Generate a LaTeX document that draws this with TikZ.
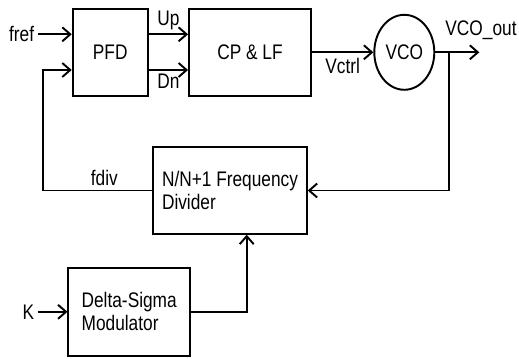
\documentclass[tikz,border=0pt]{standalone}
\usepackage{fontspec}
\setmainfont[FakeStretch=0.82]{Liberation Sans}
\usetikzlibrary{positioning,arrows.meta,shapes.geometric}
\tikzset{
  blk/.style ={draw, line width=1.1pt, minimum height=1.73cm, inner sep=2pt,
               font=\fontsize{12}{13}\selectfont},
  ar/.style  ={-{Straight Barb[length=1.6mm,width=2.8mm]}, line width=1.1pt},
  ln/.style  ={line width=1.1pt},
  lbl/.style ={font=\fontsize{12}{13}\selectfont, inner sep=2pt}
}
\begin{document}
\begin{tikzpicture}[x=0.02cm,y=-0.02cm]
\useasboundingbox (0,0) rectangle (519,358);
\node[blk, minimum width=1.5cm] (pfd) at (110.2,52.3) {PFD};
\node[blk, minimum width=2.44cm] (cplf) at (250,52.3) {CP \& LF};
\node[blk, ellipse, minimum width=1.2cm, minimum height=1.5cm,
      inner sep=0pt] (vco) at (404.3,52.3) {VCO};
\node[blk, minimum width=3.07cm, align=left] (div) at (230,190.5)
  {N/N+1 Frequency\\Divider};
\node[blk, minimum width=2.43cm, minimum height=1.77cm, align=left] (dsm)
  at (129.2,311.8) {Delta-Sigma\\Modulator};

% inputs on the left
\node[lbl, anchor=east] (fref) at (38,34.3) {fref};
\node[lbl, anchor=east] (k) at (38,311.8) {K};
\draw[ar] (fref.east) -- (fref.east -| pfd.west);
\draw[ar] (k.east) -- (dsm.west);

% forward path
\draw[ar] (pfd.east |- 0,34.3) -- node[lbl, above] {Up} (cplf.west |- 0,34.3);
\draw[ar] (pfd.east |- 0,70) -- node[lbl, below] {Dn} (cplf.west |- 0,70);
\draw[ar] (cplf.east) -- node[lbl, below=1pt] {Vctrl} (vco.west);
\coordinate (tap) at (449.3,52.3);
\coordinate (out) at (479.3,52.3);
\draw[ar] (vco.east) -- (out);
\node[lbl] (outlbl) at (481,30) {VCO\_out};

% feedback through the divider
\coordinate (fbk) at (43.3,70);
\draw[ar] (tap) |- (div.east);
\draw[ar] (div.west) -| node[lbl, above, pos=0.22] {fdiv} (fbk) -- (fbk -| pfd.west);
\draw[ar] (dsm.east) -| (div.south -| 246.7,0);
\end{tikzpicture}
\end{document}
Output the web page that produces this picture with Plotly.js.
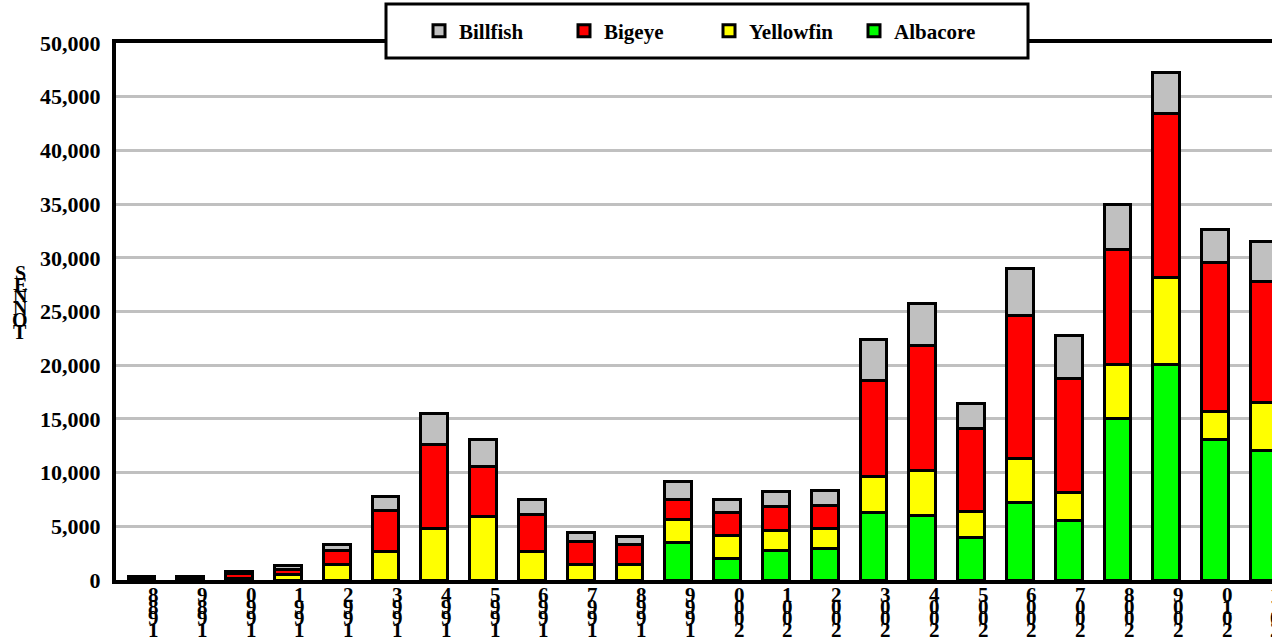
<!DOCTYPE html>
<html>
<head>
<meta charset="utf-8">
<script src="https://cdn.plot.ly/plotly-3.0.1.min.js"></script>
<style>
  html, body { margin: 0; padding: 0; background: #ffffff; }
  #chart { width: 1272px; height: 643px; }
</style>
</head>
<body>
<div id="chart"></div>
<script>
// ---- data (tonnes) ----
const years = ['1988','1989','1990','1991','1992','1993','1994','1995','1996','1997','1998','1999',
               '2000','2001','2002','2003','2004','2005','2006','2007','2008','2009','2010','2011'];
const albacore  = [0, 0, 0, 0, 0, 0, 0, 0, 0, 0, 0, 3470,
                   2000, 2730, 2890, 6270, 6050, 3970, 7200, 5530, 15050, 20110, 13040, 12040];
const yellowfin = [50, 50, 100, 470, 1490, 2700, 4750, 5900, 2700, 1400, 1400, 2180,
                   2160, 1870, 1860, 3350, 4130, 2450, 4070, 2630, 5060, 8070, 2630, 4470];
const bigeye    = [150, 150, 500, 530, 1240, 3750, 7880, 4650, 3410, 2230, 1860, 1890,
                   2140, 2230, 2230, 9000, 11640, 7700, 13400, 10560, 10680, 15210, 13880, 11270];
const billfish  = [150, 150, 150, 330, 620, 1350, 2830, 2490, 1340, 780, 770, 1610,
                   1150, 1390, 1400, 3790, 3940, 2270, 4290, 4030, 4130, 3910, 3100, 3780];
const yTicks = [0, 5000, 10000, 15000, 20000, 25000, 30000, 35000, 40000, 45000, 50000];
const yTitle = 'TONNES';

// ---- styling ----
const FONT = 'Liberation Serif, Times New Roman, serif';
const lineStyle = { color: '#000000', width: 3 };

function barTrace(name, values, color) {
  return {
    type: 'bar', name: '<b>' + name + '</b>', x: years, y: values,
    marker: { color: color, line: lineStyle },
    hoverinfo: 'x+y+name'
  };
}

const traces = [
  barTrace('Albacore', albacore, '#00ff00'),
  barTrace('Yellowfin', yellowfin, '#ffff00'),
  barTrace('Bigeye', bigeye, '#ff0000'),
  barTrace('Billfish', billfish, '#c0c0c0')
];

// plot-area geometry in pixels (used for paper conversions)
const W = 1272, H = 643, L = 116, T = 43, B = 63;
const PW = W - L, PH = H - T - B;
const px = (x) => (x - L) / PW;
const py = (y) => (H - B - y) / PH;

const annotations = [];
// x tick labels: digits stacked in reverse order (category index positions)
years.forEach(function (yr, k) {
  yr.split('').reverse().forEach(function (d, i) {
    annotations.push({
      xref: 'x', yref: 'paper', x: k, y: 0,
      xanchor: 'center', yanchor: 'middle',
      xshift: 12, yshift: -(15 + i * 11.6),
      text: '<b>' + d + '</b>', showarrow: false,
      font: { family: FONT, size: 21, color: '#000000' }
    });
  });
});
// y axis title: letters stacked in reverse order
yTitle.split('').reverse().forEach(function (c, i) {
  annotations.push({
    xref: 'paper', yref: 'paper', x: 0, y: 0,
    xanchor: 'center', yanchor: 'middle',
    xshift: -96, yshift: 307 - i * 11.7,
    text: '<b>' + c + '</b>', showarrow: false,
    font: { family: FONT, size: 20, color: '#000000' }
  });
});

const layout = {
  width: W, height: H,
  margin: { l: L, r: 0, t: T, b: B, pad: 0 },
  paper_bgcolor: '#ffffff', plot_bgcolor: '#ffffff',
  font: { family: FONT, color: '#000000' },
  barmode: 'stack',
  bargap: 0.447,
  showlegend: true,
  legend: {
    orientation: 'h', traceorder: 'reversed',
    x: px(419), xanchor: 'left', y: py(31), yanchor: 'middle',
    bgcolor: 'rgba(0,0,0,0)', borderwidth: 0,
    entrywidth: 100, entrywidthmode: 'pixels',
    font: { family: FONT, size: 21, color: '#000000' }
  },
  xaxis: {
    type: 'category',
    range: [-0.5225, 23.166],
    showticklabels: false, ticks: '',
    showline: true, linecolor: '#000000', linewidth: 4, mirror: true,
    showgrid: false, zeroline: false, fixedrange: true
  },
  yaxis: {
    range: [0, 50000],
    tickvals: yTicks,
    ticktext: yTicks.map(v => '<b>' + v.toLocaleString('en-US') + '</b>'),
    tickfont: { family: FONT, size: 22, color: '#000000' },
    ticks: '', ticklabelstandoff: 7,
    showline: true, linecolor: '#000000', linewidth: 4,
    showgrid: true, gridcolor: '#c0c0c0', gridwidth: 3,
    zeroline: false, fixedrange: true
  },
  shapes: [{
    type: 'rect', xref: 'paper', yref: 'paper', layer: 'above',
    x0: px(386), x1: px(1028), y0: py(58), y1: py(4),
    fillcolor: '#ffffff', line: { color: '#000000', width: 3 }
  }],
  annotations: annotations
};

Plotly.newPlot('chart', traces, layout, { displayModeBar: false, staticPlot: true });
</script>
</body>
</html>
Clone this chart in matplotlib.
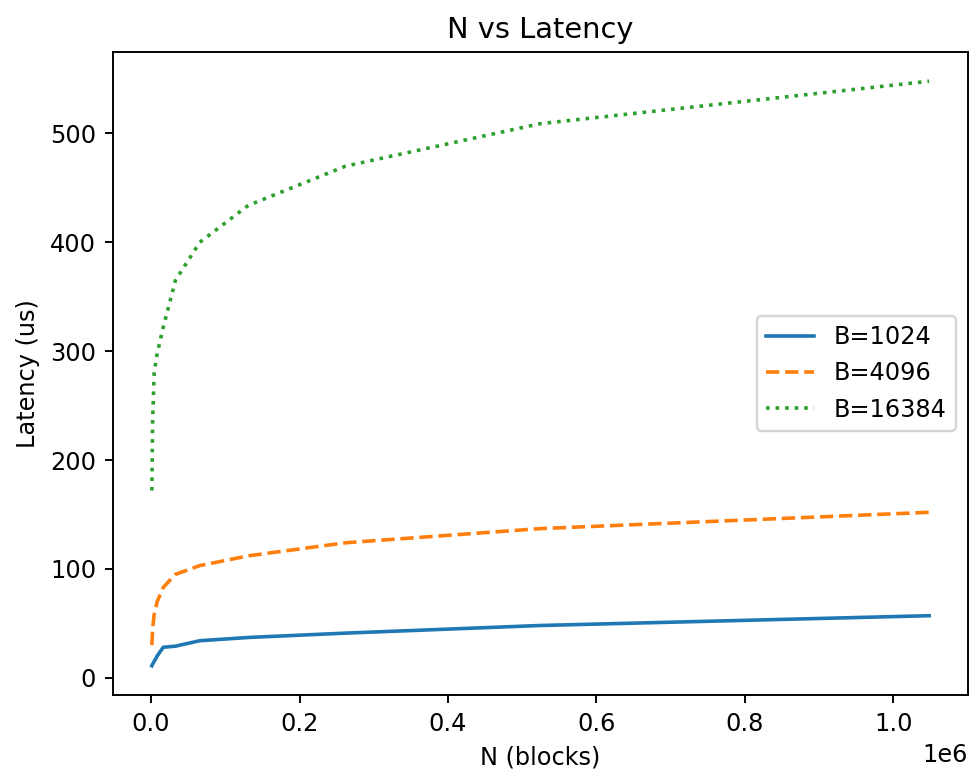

________________

* [Aim]:
Copy out the lines in which the string "that" appears.

* [Exercise output]:
Generate a LaTeX document that draws this with TikZ.
Output the web page that produces this picture with Plotly.js.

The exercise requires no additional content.